### WHAT YOU SHOULD DO:
Copy each line of the material below that includes the string "this".
*** SUPPLIED ENTRIES ***
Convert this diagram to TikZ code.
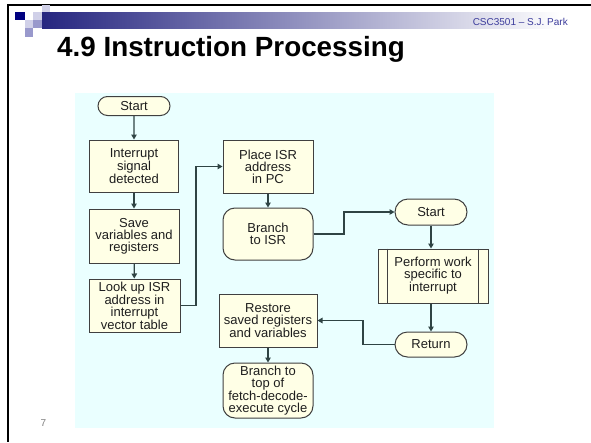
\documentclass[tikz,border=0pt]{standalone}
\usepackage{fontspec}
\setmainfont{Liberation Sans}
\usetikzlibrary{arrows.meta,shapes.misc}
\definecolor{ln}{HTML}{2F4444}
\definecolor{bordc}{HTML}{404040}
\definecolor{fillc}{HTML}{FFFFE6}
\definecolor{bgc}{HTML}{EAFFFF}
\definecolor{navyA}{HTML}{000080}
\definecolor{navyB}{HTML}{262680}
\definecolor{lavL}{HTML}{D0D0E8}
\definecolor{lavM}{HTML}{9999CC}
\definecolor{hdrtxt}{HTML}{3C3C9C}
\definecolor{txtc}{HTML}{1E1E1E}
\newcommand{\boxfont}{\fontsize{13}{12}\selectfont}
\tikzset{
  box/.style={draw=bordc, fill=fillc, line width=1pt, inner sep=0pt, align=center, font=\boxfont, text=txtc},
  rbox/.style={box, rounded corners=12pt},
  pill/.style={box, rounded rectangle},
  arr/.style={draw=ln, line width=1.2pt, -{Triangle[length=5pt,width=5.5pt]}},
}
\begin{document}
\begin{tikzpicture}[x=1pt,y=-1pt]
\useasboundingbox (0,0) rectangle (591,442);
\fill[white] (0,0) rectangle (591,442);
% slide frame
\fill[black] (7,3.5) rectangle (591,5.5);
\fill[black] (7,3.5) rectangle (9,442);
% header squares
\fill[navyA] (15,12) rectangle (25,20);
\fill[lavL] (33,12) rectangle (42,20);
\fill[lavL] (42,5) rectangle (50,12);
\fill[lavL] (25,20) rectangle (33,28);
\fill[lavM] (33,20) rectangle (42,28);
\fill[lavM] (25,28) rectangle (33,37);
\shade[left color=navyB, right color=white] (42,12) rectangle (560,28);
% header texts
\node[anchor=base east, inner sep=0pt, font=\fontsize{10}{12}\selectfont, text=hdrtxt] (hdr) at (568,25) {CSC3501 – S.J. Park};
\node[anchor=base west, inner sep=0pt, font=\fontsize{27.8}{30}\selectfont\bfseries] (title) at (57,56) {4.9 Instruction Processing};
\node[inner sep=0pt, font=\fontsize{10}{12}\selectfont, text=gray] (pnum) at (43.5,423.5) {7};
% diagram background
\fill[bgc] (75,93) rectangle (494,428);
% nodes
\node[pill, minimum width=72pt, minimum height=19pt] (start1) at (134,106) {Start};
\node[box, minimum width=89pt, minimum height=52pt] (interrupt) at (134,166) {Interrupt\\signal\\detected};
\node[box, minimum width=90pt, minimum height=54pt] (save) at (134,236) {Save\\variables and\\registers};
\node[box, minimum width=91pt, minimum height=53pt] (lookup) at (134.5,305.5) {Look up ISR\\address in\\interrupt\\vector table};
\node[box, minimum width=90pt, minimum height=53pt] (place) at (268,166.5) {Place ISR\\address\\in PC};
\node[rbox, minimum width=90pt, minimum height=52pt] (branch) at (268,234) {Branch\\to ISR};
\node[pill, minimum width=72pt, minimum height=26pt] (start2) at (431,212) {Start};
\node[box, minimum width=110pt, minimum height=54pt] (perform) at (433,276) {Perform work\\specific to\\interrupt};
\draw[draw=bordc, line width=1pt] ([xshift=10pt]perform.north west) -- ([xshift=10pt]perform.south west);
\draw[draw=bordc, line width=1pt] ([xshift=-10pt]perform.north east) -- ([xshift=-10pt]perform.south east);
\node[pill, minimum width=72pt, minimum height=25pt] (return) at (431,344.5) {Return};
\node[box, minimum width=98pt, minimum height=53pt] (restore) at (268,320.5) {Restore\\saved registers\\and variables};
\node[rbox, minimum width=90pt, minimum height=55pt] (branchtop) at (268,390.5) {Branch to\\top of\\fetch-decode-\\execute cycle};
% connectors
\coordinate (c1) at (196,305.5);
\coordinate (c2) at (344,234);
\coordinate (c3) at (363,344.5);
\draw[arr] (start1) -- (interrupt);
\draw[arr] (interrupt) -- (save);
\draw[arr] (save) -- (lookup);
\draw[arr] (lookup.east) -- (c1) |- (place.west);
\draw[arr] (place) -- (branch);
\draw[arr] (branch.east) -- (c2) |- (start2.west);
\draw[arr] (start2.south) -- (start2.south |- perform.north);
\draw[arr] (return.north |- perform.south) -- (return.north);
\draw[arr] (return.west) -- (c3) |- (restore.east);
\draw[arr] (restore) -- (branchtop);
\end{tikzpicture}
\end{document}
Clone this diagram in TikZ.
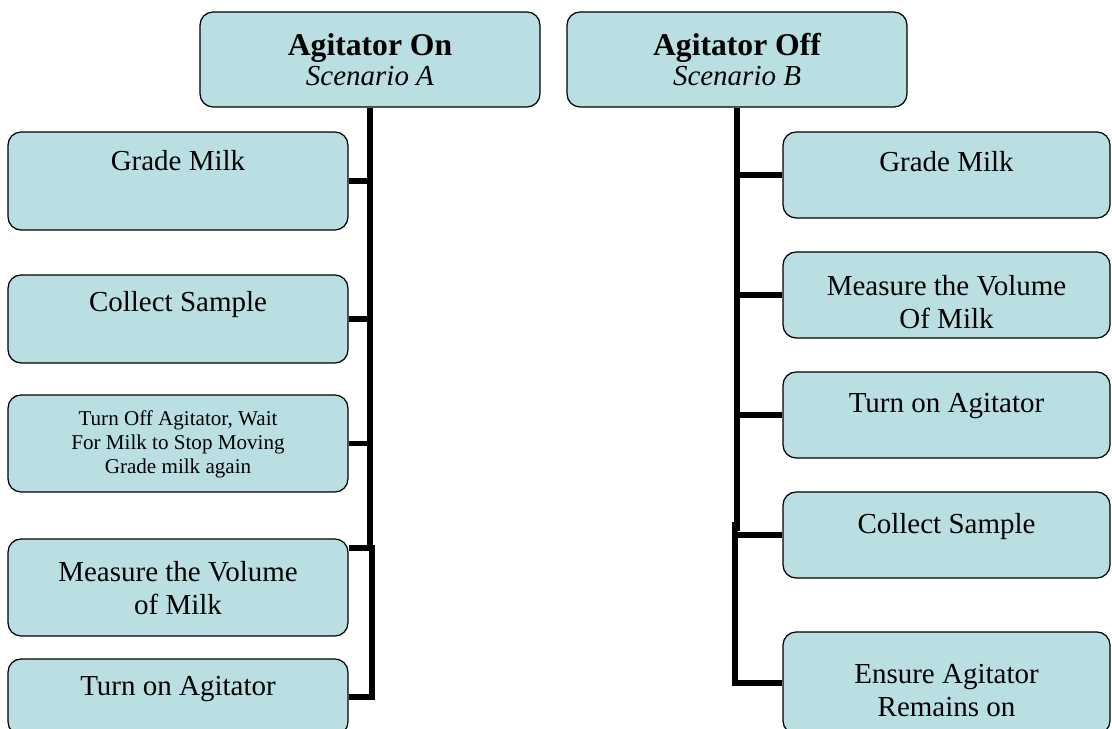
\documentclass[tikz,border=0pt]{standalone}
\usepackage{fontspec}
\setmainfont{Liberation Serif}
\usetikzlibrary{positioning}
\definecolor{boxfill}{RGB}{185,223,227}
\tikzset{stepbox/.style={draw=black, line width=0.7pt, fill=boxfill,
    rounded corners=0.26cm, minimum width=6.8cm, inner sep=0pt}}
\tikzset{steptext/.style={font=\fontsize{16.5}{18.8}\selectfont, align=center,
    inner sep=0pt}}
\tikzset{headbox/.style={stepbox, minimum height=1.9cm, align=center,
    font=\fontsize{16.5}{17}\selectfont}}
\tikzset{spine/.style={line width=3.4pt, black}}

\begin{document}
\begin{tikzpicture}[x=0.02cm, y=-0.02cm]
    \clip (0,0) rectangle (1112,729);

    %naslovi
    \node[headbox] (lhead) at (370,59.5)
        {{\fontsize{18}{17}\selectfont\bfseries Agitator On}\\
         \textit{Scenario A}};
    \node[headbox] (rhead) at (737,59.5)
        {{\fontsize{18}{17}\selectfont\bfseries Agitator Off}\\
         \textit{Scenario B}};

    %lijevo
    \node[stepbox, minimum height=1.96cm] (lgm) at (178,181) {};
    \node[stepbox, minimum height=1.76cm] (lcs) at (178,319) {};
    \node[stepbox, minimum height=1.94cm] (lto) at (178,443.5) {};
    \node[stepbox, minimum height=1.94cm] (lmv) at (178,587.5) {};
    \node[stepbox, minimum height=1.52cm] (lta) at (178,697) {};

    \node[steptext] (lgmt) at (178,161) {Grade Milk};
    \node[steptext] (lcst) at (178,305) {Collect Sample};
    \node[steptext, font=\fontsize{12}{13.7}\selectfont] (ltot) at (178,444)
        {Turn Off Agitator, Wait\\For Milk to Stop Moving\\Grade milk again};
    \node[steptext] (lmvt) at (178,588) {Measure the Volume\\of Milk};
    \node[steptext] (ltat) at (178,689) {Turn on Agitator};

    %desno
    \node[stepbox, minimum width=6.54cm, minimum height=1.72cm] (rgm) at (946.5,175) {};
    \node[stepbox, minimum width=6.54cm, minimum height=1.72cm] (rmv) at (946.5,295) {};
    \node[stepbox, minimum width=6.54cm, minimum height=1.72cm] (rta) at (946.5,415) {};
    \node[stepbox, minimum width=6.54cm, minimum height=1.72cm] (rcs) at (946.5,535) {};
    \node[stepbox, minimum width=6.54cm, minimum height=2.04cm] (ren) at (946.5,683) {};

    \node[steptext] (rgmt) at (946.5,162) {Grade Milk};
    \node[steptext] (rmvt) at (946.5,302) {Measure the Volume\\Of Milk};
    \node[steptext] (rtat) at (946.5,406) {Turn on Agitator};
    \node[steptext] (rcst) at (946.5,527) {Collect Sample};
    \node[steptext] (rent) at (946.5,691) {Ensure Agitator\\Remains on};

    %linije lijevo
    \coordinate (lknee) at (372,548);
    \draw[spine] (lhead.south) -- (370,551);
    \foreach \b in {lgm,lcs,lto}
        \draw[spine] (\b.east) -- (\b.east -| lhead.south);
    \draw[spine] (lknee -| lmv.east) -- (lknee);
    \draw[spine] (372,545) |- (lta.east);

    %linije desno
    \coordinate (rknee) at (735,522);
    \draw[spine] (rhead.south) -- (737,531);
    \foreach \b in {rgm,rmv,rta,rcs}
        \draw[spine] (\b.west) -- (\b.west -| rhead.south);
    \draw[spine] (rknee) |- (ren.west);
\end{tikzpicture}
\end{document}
***
### EXERCISE RESULT:
Convert this diagram to TikZ code.
Clone this diagram in TikZ.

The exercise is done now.